Mammoth’s Planning Commission wants code update sooner rather than later
Mammoth Lakes Planning Commissioners didn’t have much on the agenda Wednesday for their last regular meeting of 2009, but one item certainly got their dander up. What was supposed to be a routine Zoning Code Update update from Town staff quickly gelled into a message from the Planning Commission to Town Council: “Don’t put this off.”
And that message was borne out of word from Community Development Director Mark Wardlaw that Town Council may delay completion of the code update in favor of moving up other items as it sets priorities in the Town staff workplan.
Staff’s plan calls for the update to go through the code chapter by chapter, put in staff commments along with user group comments and have the finished product in front of commissioners by Dec. 2010 … one year from now.
Commissioners started talking about the holdup with changes to the sign ordinance, a topic that’s been kicked around for years, but when they heard the proposed timeline, that gave rise to a larger discussion of whether the Town can afford to wait that long. Or longer. According to Wardlaw, that deadline may get pushed to first quarter 2011, which the Commission didn’t care for at all.
“We’re looking at a review of the General Plan in 2012, and if we won’t get a Zoning Code update until sometime in 2011, that’s too long,” observed Commissioner Tony Barrett.
Barrett went on to opine that the General Plan and current zoning code aren’t in sync, a situation he considers a serious impediment to Mammoth’s finanical and business communities. “Development dollars follow the path of least resistance. When the credit markets free up, we need to be ready, or we lose,” Barrett stated. “Don’t put this off. That would be a mistake.”
Commissioners wondered why even simple fix-its haven’t been accomplished yet. Take the sign ordinance. Commissioners like the North Village District’s ordinance. Why hasn’t this been cross-applied by now to the Town as a whole.
Maybe they won’t wait for Staff at all. “We have the ability to escalate some things. Maybe we need to just move it forward,” said Chair Rhonda Duggan.
In any case, the Commission was generally adamant that the Zoning Code was a high priority, and want Council to keep it near, if not at, the top of its priorities for the work plan.

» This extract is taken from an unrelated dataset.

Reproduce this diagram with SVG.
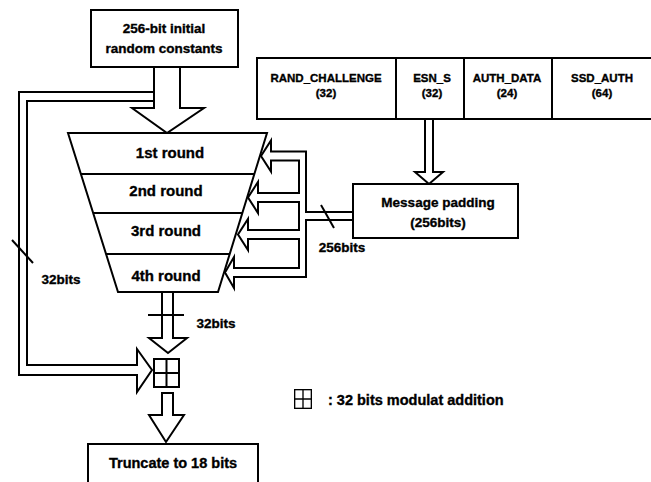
<svg xmlns="http://www.w3.org/2000/svg" width="651" height="482" viewBox="0 0 651 482">
<style>
  .ln{fill:none;stroke:#000;stroke-width:2;stroke-linejoin:miter}
  .bx{fill:#fff;stroke:#000;stroke-width:2}
  text{font-family:"Liberation Sans",Arial,sans-serif;font-weight:bold;fill:#000;stroke:#000;stroke-width:0.35;text-anchor:middle}
  .t13{font-size:13.5px}
  .t15{font-size:15px}
  .t11{font-size:11.5px}
</style>
<defs>
  <symbol id="addsym" viewBox="0 0 27 30">
    <rect x="1" y="1" width="25" height="28" fill="#fff" stroke="#000" stroke-width="2"/>
    <path d="M13.5 1V29M1 15H26" stroke="#000" stroke-width="2" fill="none"/>
  </symbol>
</defs>

<g id="connectors">
  <!-- top constants to rounds -->
  <path class="ln" d="M154,67 V108 H132 L167,133 L204,108 H180 V67"/>
  <!-- feedback loop to adder -->
  <path class="ln" d="M154,92 H19 V375 H137 V392 L152,370 L137,349 V365 H27 V101 H154"/>
  <line class="ln" x1="12" y1="240" x2="33" y2="263"/>
  <text class="t13" x="61" y="284">32bits</text>
  <!-- ESN_S to message padding -->
  <path class="ln" d="M425,120 V172 H415 L429,184 L443,172 H433 V120"/>
  <!-- message padding bus to rounds -->
  <path class="ln" d="M353,212 H306 V151.5 H271 V140.5 L261,156 L271,171.5 V160.5 H299 V193 H258 V182 L248,197.5 L258,213 V202 H299 V230 H248 V219 L238,234.5 L248,250 V239 H299 V268 H234 V257 L225,272.5 L234,288 V277 H306 V220 H353"/>
  <line class="ln" x1="321" y1="205" x2="334" y2="228"/>
  <text class="t13" x="342" y="252">256bits</text>
  <!-- rounds to adder -->
  <path class="ln" d="M162,292 V338 H149 L168,353 L187,338 H173 V292"/>
  <line class="ln" x1="148" y1="315" x2="184" y2="315"/>
  <text class="t13" x="216" y="328">32bits</text>
  <!-- adder to truncate -->
  <path class="ln" d="M162,415 V393 H173 V415 H184 L166,442 L149,415 Z"/>
</g>

<g id="initial-constants">
  <rect class="bx" x="91" y="10" width="147" height="57"/>
  <text class="t13" x="164" y="33">256-bit initial</text>
  <text class="t13" x="164" y="53">random constants</text>
</g>

<g id="input-table">
  <path class="ln" d="M651,58 H257 V119 H651"/>
  <path class="ln" d="M396,58 V119 M464,58 V119 M552,58 V119"/>
  <text class="t11" x="326" y="82">RAND_CHALLENGE</text>
  <text class="t11" x="326" y="97">(32)</text>
  <text class="t11" x="432" y="82">ESN_S</text>
  <text class="t11" x="432" y="97">(32)</text>
  <text class="t11" x="507" y="82">AUTH_DATA</text>
  <text class="t11" x="507" y="97">(24)</text>
  <text class="t11" x="602" y="82">SSD_AUTH</text>
  <text class="t11" x="602" y="97">(64)</text>
</g>

<g id="rounds">
  <path class="bx" d="M68,133 H267 L218,292 H118 Z"/>
  <path class="ln" d="M81,174 H254 M93,213 H242 M106,254 H230"/>
  <text class="t15" x="170" y="158">1st  round</text>
  <text class="t15" x="166" y="196">2nd round</text>
  <text class="t15" x="166" y="236">3rd round</text>
  <text class="t15" x="166" y="281">4th round</text>
</g>

<g id="message-padding">
  <rect class="bx" x="353" y="184" width="165" height="54"/>
  <text class="t13" x="438" y="207">Message padding</text>
  <text class="t13" x="438" y="227">(256bits)</text>
</g>

<g id="adder">
  <use href="#addsym" x="153" y="358" width="27" height="30"/>
</g>

<g id="truncate">
  <rect class="bx" x="88" y="444" width="170" height="45"/>
  <text x="173" y="468" style="font-size:14.5px">Truncate to 18 bits</text>
</g>

<g id="legend">
  <use href="#addsym" x="293" y="389" width="20" height="20"/>
  <text x="328" y="405" style="font-size:14.5px;text-anchor:start">: 32 bits modulat addition</text>
</g>
</svg>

“It’s frustrating when those opposed to development say, ‘Just make it meet existing code,’ when the code isn’t consistent with the General Plan,” stated Commissioner Elizabeth Tenney. She went on to add her take that parts of the code are at least outdated or otherwise flawed, and in some cases potentially illegal.
Accelerate certain parts of it if necessary, they said, but whatever it takes, Commissioners made it clear that they would like to see the update done by staff’s Dec. 2010 projected date, if not sooner.
Wardlaw wasn’t in opposition to the Commission’s focus on the Zoning Code, and in fact took their point on several issues, particularly with respect to the timing of the code update relative to the General Plan review, which isn’t state mandated, but is normally done by most communities.
He did, however, tell The Sheet later that he’d like to see all the Neighborhood District Plans completed perhaps just ahead of the code update. Wardlaw opined he thought having those in place would also help pave clearer paths for a new zoning code, and would be equally as important to the development community, as well as potential investors and lenders.
During a study session later that afternoon, Council met with several Town department heads to review the current work plan and hear thoughts on potential changes in priorites. With only an hour to spend, listening to department heads prattle on about the importance of their pet projects was about all they could accomplish. Therefore not a lot of movement on the zoning code issue (or anything else) was observed, with the exception perhaps of Councilmember Jo Bacon’s recommendation that ongoing work on the Trails Master Plan not be further delayed. Bacon voiced concerns that much of that work is tied to funding that augments the General Fund and has timelines attached that thought can’t and shouldn’t be ignored.